Data provided =>
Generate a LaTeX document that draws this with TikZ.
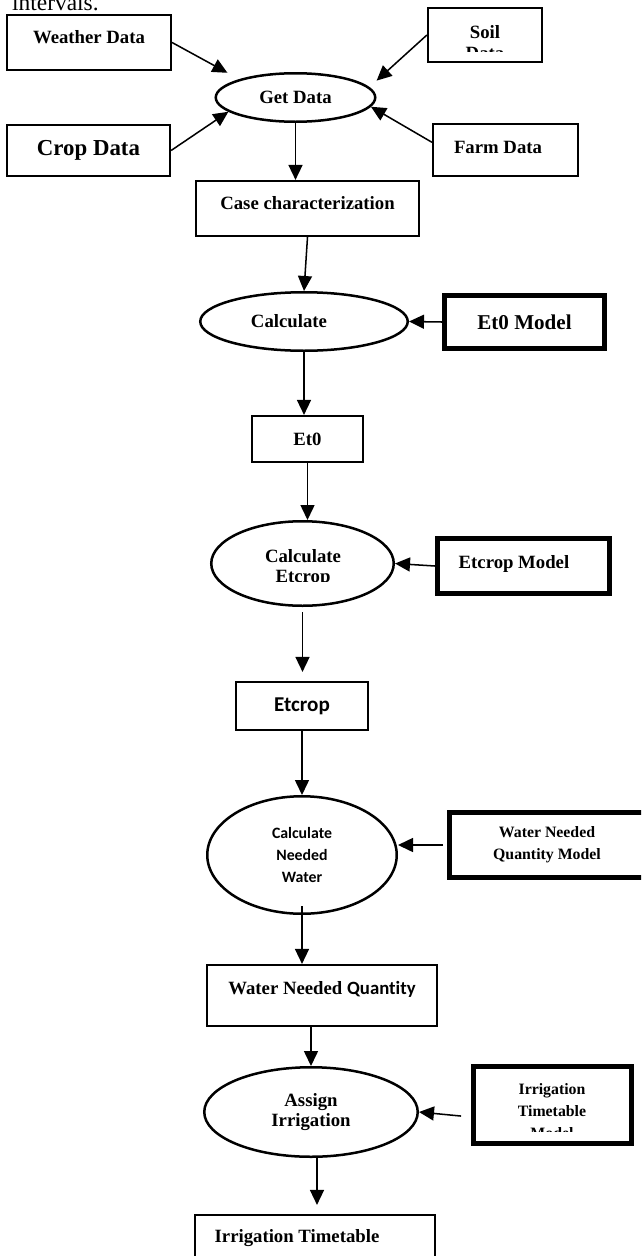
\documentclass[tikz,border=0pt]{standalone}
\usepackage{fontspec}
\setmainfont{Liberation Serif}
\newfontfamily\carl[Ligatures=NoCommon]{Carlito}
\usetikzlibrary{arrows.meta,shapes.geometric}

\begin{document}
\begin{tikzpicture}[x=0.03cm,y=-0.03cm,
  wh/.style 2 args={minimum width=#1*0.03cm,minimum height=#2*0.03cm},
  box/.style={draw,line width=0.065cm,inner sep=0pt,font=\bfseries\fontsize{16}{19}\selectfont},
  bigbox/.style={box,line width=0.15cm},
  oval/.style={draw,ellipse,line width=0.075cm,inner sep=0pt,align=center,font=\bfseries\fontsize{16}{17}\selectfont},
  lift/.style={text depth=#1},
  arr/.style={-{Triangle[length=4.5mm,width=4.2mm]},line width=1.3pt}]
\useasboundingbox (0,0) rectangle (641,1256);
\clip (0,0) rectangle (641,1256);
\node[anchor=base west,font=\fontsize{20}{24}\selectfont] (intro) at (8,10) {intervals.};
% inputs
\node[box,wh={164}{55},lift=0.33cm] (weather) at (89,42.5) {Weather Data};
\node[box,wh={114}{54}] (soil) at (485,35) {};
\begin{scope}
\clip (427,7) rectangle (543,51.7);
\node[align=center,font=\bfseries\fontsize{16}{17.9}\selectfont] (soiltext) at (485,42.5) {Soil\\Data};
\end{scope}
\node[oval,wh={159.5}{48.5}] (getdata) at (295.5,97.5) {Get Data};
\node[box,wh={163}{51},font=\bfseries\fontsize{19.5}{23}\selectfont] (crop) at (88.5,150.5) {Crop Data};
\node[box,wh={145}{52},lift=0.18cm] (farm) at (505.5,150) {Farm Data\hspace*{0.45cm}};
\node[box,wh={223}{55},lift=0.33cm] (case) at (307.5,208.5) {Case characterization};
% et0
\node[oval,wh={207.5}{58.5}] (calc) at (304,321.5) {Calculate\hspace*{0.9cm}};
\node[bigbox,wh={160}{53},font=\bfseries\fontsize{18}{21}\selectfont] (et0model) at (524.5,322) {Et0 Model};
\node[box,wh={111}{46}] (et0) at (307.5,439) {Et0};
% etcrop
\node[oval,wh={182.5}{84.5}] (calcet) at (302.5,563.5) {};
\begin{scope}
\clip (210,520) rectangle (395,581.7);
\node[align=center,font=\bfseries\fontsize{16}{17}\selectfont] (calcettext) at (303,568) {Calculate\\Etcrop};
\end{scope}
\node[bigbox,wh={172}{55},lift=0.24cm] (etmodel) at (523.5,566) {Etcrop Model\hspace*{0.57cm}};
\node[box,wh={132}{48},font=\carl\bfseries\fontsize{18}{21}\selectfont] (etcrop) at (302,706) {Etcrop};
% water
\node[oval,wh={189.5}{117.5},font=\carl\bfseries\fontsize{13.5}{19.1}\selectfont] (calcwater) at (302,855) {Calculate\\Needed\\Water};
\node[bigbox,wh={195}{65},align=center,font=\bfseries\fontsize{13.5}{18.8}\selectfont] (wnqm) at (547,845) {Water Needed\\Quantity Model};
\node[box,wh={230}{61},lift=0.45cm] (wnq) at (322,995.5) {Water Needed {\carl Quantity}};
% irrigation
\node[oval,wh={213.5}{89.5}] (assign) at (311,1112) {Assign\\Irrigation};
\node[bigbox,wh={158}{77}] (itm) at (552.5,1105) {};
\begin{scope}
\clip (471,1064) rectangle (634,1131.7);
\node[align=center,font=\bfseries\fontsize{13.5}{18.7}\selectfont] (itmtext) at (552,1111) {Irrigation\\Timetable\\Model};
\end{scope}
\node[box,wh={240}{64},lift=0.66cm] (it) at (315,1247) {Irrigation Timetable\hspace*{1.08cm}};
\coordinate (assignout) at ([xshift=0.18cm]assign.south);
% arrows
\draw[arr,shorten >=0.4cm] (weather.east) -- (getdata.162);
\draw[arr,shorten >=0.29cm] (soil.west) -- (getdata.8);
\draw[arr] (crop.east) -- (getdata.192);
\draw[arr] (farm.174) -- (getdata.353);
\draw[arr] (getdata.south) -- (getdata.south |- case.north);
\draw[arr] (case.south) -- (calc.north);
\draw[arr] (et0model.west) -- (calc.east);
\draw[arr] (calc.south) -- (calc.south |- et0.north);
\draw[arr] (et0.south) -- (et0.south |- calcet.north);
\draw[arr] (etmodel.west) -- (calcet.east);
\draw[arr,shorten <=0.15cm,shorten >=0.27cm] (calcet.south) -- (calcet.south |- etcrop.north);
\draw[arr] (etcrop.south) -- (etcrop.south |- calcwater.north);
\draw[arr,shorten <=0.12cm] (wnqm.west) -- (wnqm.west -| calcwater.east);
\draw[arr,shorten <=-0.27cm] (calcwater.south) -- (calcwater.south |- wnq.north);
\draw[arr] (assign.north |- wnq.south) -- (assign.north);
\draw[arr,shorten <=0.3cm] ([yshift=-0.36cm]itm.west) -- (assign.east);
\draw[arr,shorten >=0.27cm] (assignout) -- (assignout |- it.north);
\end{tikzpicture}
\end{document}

Task description => Write the listing out a second time exactly, dropping all images.

The solution =>
Generate a LaTeX document that draws this with TikZ.
\documentclass[tikz,border=0pt]{standalone}
\usepackage{fontspec}
\setmainfont{Liberation Serif}
\newfontfamily\carl[Ligatures=NoCommon]{Carlito}
\usetikzlibrary{arrows.meta,shapes.geometric}

\begin{document}
\begin{tikzpicture}[x=0.03cm,y=-0.03cm,
  wh/.style 2 args={minimum width=#1*0.03cm,minimum height=#2*0.03cm},
  box/.style={draw,line width=0.065cm,inner sep=0pt,font=\bfseries\fontsize{16}{19}\selectfont},
  bigbox/.style={box,line width=0.15cm},
  oval/.style={draw,ellipse,line width=0.075cm,inner sep=0pt,align=center,font=\bfseries\fontsize{16}{17}\selectfont},
  lift/.style={text depth=#1},
  arr/.style={-{Triangle[length=4.5mm,width=4.2mm]},line width=1.3pt}]
\useasboundingbox (0,0) rectangle (641,1256);
\clip (0,0) rectangle (641,1256);
\node[anchor=base west,font=\fontsize{20}{24}\selectfont] (intro) at (8,10) {intervals.};
% inputs
\node[box,wh={164}{55},lift=0.33cm] (weather) at (89,42.5) {Weather Data};
\node[box,wh={114}{54}] (soil) at (485,35) {};
\begin{scope}
\clip (427,7) rectangle (543,51.7);
\node[align=center,font=\bfseries\fontsize{16}{17.9}\selectfont] (soiltext) at (485,42.5) {Soil\\Data};
\end{scope}
\node[oval,wh={159.5}{48.5}] (getdata) at (295.5,97.5) {Get Data};
\node[box,wh={163}{51},font=\bfseries\fontsize{19.5}{23}\selectfont] (crop) at (88.5,150.5) {Crop Data};
\node[box,wh={145}{52},lift=0.18cm] (farm) at (505.5,150) {Farm Data\hspace*{0.45cm}};
\node[box,wh={223}{55},lift=0.33cm] (case) at (307.5,208.5) {Case characterization};
% et0
\node[oval,wh={207.5}{58.5}] (calc) at (304,321.5) {Calculate\hspace*{0.9cm}};
\node[bigbox,wh={160}{53},font=\bfseries\fontsize{18}{21}\selectfont] (et0model) at (524.5,322) {Et0 Model};
\node[box,wh={111}{46}] (et0) at (307.5,439) {Et0};
% etcrop
\node[oval,wh={182.5}{84.5}] (calcet) at (302.5,563.5) {};
\begin{scope}
\clip (210,520) rectangle (395,581.7);
\node[align=center,font=\bfseries\fontsize{16}{17}\selectfont] (calcettext) at (303,568) {Calculate\\Etcrop};
\end{scope}
\node[bigbox,wh={172}{55},lift=0.24cm] (etmodel) at (523.5,566) {Etcrop Model\hspace*{0.57cm}};
\node[box,wh={132}{48},font=\carl\bfseries\fontsize{18}{21}\selectfont] (etcrop) at (302,706) {Etcrop};
% water
\node[oval,wh={189.5}{117.5},font=\carl\bfseries\fontsize{13.5}{19.1}\selectfont] (calcwater) at (302,855) {Calculate\\Needed\\Water};
\node[bigbox,wh={195}{65},align=center,font=\bfseries\fontsize{13.5}{18.8}\selectfont] (wnqm) at (547,845) {Water Needed\\Quantity Model};
\node[box,wh={230}{61},lift=0.45cm] (wnq) at (322,995.5) {Water Needed {\carl Quantity}};
% irrigation
\node[oval,wh={213.5}{89.5}] (assign) at (311,1112) {Assign\\Irrigation};
\node[bigbox,wh={158}{77}] (itm) at (552.5,1105) {};
\begin{scope}
\clip (471,1064) rectangle (634,1131.7);
\node[align=center,font=\bfseries\fontsize{13.5}{18.7}\selectfont] (itmtext) at (552,1111) {Irrigation\\Timetable\\Model};
\end{scope}
\node[box,wh={240}{64},lift=0.66cm] (it) at (315,1247) {Irrigation Timetable\hspace*{1.08cm}};
\coordinate (assignout) at ([xshift=0.18cm]assign.south);
% arrows
\draw[arr,shorten >=0.4cm] (weather.east) -- (getdata.162);
\draw[arr,shorten >=0.29cm] (soil.west) -- (getdata.8);
\draw[arr] (crop.east) -- (getdata.192);
\draw[arr] (farm.174) -- (getdata.353);
\draw[arr] (getdata.south) -- (getdata.south |- case.north);
\draw[arr] (case.south) -- (calc.north);
\draw[arr] (et0model.west) -- (calc.east);
\draw[arr] (calc.south) -- (calc.south |- et0.north);
\draw[arr] (et0.south) -- (et0.south |- calcet.north);
\draw[arr] (etmodel.west) -- (calcet.east);
\draw[arr,shorten <=0.15cm,shorten >=0.27cm] (calcet.south) -- (calcet.south |- etcrop.north);
\draw[arr] (etcrop.south) -- (etcrop.south |- calcwater.north);
\draw[arr,shorten <=0.12cm] (wnqm.west) -- (wnqm.west -| calcwater.east);
\draw[arr,shorten <=-0.27cm] (calcwater.south) -- (calcwater.south |- wnq.north);
\draw[arr] (assign.north |- wnq.south) -- (assign.north);
\draw[arr,shorten <=0.3cm] ([yshift=-0.36cm]itm.west) -- (assign.east);
\draw[arr,shorten >=0.27cm] (assignout) -- (assignout |- it.north);
\end{tikzpicture}
\end{document}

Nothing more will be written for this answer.